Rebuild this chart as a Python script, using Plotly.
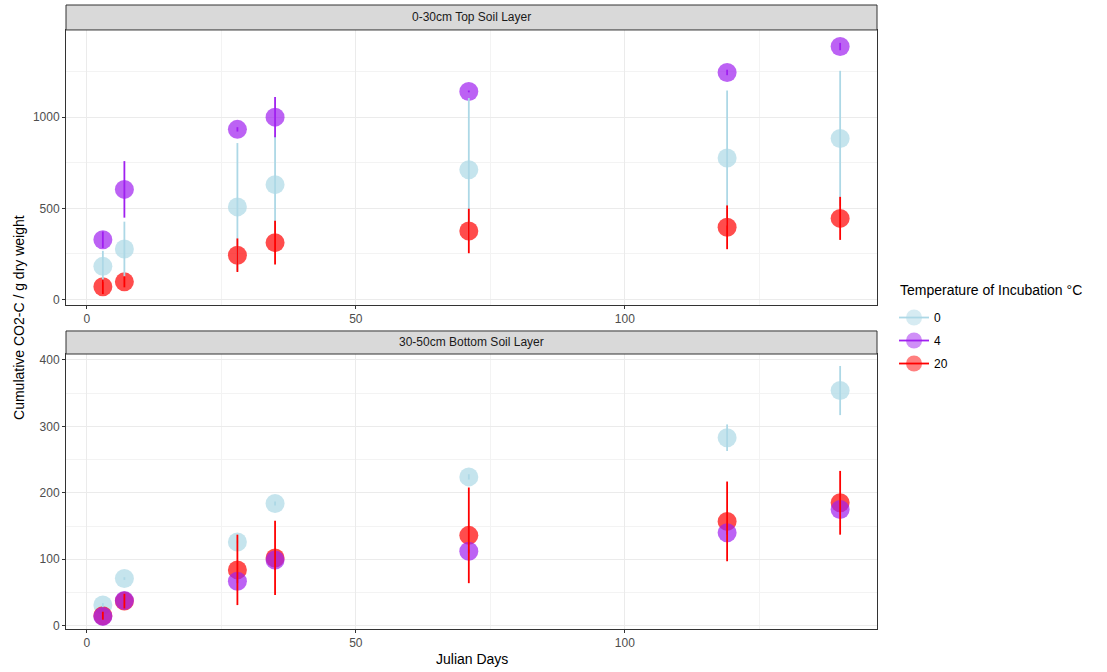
import plotly.graph_objects as go

days = [3, 7, 28, 35, 71, 119, 140]
temps = ["0", "4", "20"]
colors = {"0": "#ADD8E6", "4": "#A020F0", "20": "#FF0000"}

top_vals = {
    "0": [182, 277, 508, 630, 712, 776, 883],
    "4": [328, 604, 933, 1000, 1141, 1245, 1387],
    "20": [70, 97, 243, 312, 376, 396, 445],
}
top_errs = {
    "0": [85, 150, 350, 270, 393, 370, 371],
    "4": [45, 155, 12, 110, 5, 15, 20],
    "20": [40, 30, 92, 120, 122, 120, 118],
}
bot_vals = {
    "0": [31, 71, 126, 184, 224, 283, 354],
    "4": [14, 38, 67, 99, 112, 140, 175],
    "20": [15, 37, 84, 102, 136, 157, 185],
}
bot_errs = {
    "0": [3, 2, 2, 3, 4, 20, 37],
    "4": [3, 4, 3, 15, 3, 3, 4],
    "20": [6, 11, 53, 56, 72, 60, 48],
}
panel_titles = ["0-30cm Top Soil Layer", "30-50cm Bottom Soil Layer"]
legend_title = "Temperature of Incubation °C"
x_ticks = [0, 50, 100]
x_minor = [25, 75, 125]
top_ticks = [0, 500, 1000]
top_minor = [250, 750, 1250]
bot_ticks = [0, 100, 200, 300, 400]
bot_minor = [50, 150, 250, 350]

FONT = "Liberation Sans, Arial, sans-serif"

fig = go.Figure()

point_order = ["0", "20", "4"]
err_order = ["0", "4", "20"]
for axes, vals, errs in [(("x", "y"), top_vals, top_errs), (("x2", "y2"), bot_vals, bot_errs)]:
    for t in point_order:
        fig.add_trace(go.Scatter(
            x=days, y=vals[t], xaxis=axes[0], yaxis=axes[1], mode="markers",
            marker=dict(size=19, color=colors[t], opacity=0.7, line=dict(width=0)),
            showlegend=False, hoverinfo="skip"))
    for t in err_order:
        fig.add_trace(go.Scatter(
            x=days, y=vals[t], xaxis=axes[0], yaxis=axes[1], mode="markers",
            marker=dict(size=1, color=colors[t], opacity=0),
            error_y=dict(type="data", array=errs[t], visible=True, width=0,
                         thickness=1.8, color=colors[t]),
            showlegend=False, hoverinfo="skip"))

# legend entries
for i, t in enumerate(temps):
    fig.add_trace(go.Scatter(
        x=[None], y=[None], mode="lines+markers", name=t, legendrank=i + 1,
        legendgroup=t,
        marker=dict(size=16, color=colors[t], opacity=0.5),
        line=dict(color=colors[t], width=1.8)))

axis_common = dict(
    showline=True, mirror=True, linecolor="#333333", linewidth=1,
    showgrid=True, gridcolor="#EBEBEB", gridwidth=1,
    zeroline=False, ticks="outside", ticklen=3, tickcolor="#333333",
    tickfont=dict(family=FONT, size=12, color="#4D4D4D"),
)
minor_common = dict(showgrid=True, gridcolor="#F3F3F3", gridwidth=0.6, ticks="")

fig.update_layout(
    width=1107, height=672,
    margin=dict(l=66, r=230, t=5, b=43),
    paper_bgcolor="white", plot_bgcolor="white",
    font=dict(family=FONT, color="black"),
    hovermode=False,
    xaxis=dict(domain=[0, 1], anchor="y", range=[-3.85, 146.85], tickvals=x_ticks,
               minor=dict(tickvals=x_minor, **minor_common), **axis_common),
    yaxis=dict(domain=[0.5192, 0.96], anchor="x", range=[-30, 1478], tickvals=top_ticks,
               minor=dict(tickvals=top_minor, **minor_common), **axis_common),
    xaxis2=dict(domain=[0, 1], anchor="y2", range=[-3.85, 146.85], tickvals=x_ticks,
                minor=dict(tickvals=x_minor, **minor_common), **axis_common),
    yaxis2=dict(domain=[0, 0.4407], anchor="x2", range=[-5, 409], tickvals=bot_ticks,
                minor=dict(tickvals=bot_minor, **minor_common), **axis_common),
    legend=dict(
        x=1.021, y=0.5224, xanchor="left", yanchor="top",
        font=dict(size=12, color="black"), tracegroupgap=4, itemwidth=30,
        bgcolor="rgba(0,0,0,0)",
    ),
)

strips = [(0.96, 1.0), (0.4407, 0.4776)]
for (y0, y1), title in zip(strips, panel_titles):
    fig.add_shape(type="rect", xref="paper", yref="paper", x0=0, x1=1, y0=y0, y1=y1,
                  fillcolor="#D9D9D9", line=dict(color="#333333", width=1), layer="above")
    fig.add_annotation(x=0.5, y=(y0 + y1) / 2, xref="paper", yref="paper", text=title,
                       showarrow=False, font=dict(size=12, color="#1A1A1A"),
                       xanchor="center", yanchor="middle")

fig.add_annotation(x=1.0258, y=0.5433, xref="paper", yref="paper", text=legend_title,
                   showarrow=False, font=dict(size=14, color="black"),
                   xanchor="left", yanchor="middle")
fig.add_annotation(x=0.5, y=-0.048, xref="paper", yref="paper", text="Julian Days",
                   showarrow=False, font=dict(size=14, color="black"),
                   xanchor="center", yanchor="middle")
fig.add_annotation(x=-0.058, y=0.5, xref="paper", yref="paper",
                   text="Cumulative CO2-C / g dry weight", textangle=-90,
                   showarrow=False, font=dict(size=14, color="black"),
                   xanchor="center", yanchor="middle")

fig.write_html("out.html", config={"displayModeBar": False},
               post_script="document.body.style.margin='0';")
..............................
Pictures are excluded; output everything else in the data verbatim.

Rebuild this chart as a Python script, using Plotly.
import plotly.graph_objects as go

days = [3, 7, 28, 35, 71, 119, 140]
temps = ["0", "4", "20"]
colors = {"0": "#ADD8E6", "4": "#A020F0", "20": "#FF0000"}

top_vals = {
    "0": [182, 277, 508, 630, 712, 776, 883],
    "4": [328, 604, 933, 1000, 1141, 1245, 1387],
    "20": [70, 97, 243, 312, 376, 396, 445],
}
top_errs = {
    "0": [85, 150, 350, 270, 393, 370, 371],
    "4": [45, 155, 12, 110, 5, 15, 20],
    "20": [40, 30, 92, 120, 122, 120, 118],
}
bot_vals = {
    "0": [31, 71, 126, 184, 224, 283, 354],
    "4": [14, 38, 67, 99, 112, 140, 175],
    "20": [15, 37, 84, 102, 136, 157, 185],
}
bot_errs = {
    "0": [3, 2, 2, 3, 4, 20, 37],
    "4": [3, 4, 3, 15, 3, 3, 4],
    "20": [6, 11, 53, 56, 72, 60, 48],
}
panel_titles = ["0-30cm Top Soil Layer", "30-50cm Bottom Soil Layer"]
legend_title = "Temperature of Incubation °C"
x_ticks = [0, 50, 100]
x_minor = [25, 75, 125]
top_ticks = [0, 500, 1000]
top_minor = [250, 750, 1250]
bot_ticks = [0, 100, 200, 300, 400]
bot_minor = [50, 150, 250, 350]

FONT = "Liberation Sans, Arial, sans-serif"

fig = go.Figure()

point_order = ["0", "20", "4"]
err_order = ["0", "4", "20"]
for axes, vals, errs in [(("x", "y"), top_vals, top_errs), (("x2", "y2"), bot_vals, bot_errs)]:
    for t in point_order:
        fig.add_trace(go.Scatter(
            x=days, y=vals[t], xaxis=axes[0], yaxis=axes[1], mode="markers",
            marker=dict(size=19, color=colors[t], opacity=0.7, line=dict(width=0)),
            showlegend=False, hoverinfo="skip"))
    for t in err_order:
        fig.add_trace(go.Scatter(
            x=days, y=vals[t], xaxis=axes[0], yaxis=axes[1], mode="markers",
            marker=dict(size=1, color=colors[t], opacity=0),
            error_y=dict(type="data", array=errs[t], visible=True, width=0,
                         thickness=1.8, color=colors[t]),
            showlegend=False, hoverinfo="skip"))

# legend entries
for i, t in enumerate(temps):
    fig.add_trace(go.Scatter(
        x=[None], y=[None], mode="lines+markers", name=t, legendrank=i + 1,
        legendgroup=t,
        marker=dict(size=16, color=colors[t], opacity=0.5),
        line=dict(color=colors[t], width=1.8)))

axis_common = dict(
    showline=True, mirror=True, linecolor="#333333", linewidth=1,
    showgrid=True, gridcolor="#EBEBEB", gridwidth=1,
    zeroline=False, ticks="outside", ticklen=3, tickcolor="#333333",
    tickfont=dict(family=FONT, size=12, color="#4D4D4D"),
)
minor_common = dict(showgrid=True, gridcolor="#F3F3F3", gridwidth=0.6, ticks="")

fig.update_layout(
    width=1107, height=672,
    margin=dict(l=66, r=230, t=5, b=43),
    paper_bgcolor="white", plot_bgcolor="white",
    font=dict(family=FONT, color="black"),
    hovermode=False,
    xaxis=dict(domain=[0, 1], anchor="y", range=[-3.85, 146.85], tickvals=x_ticks,
               minor=dict(tickvals=x_minor, **minor_common), **axis_common),
    yaxis=dict(domain=[0.5192, 0.96], anchor="x", range=[-30, 1478], tickvals=top_ticks,
               minor=dict(tickvals=top_minor, **minor_common), **axis_common),
    xaxis2=dict(domain=[0, 1], anchor="y2", range=[-3.85, 146.85], tickvals=x_ticks,
                minor=dict(tickvals=x_minor, **minor_common), **axis_common),
    yaxis2=dict(domain=[0, 0.4407], anchor="x2", range=[-5, 409], tickvals=bot_ticks,
                minor=dict(tickvals=bot_minor, **minor_common), **axis_common),
    legend=dict(
        x=1.021, y=0.5224, xanchor="left", yanchor="top",
        font=dict(size=12, color="black"), tracegroupgap=4, itemwidth=30,
        bgcolor="rgba(0,0,0,0)",
    ),
)

strips = [(0.96, 1.0), (0.4407, 0.4776)]
for (y0, y1), title in zip(strips, panel_titles):
    fig.add_shape(type="rect", xref="paper", yref="paper", x0=0, x1=1, y0=y0, y1=y1,
                  fillcolor="#D9D9D9", line=dict(color="#333333", width=1), layer="above")
    fig.add_annotation(x=0.5, y=(y0 + y1) / 2, xref="paper", yref="paper", text=title,
                       showarrow=False, font=dict(size=12, color="#1A1A1A"),
                       xanchor="center", yanchor="middle")

fig.add_annotation(x=1.0258, y=0.5433, xref="paper", yref="paper", text=legend_title,
                   showarrow=False, font=dict(size=14, color="black"),
                   xanchor="left", yanchor="middle")
fig.add_annotation(x=0.5, y=-0.048, xref="paper", yref="paper", text="Julian Days",
                   showarrow=False, font=dict(size=14, color="black"),
                   xanchor="center", yanchor="middle")
fig.add_annotation(x=-0.058, y=0.5, xref="paper", yref="paper",
                   text="Cumulative CO2-C / g dry weight", textangle=-90,
                   showarrow=False, font=dict(size=14, color="black"),
                   xanchor="center", yanchor="middle")

fig.write_html("out.html", config={"displayModeBar": False},
               post_script="document.body.style.margin='0';")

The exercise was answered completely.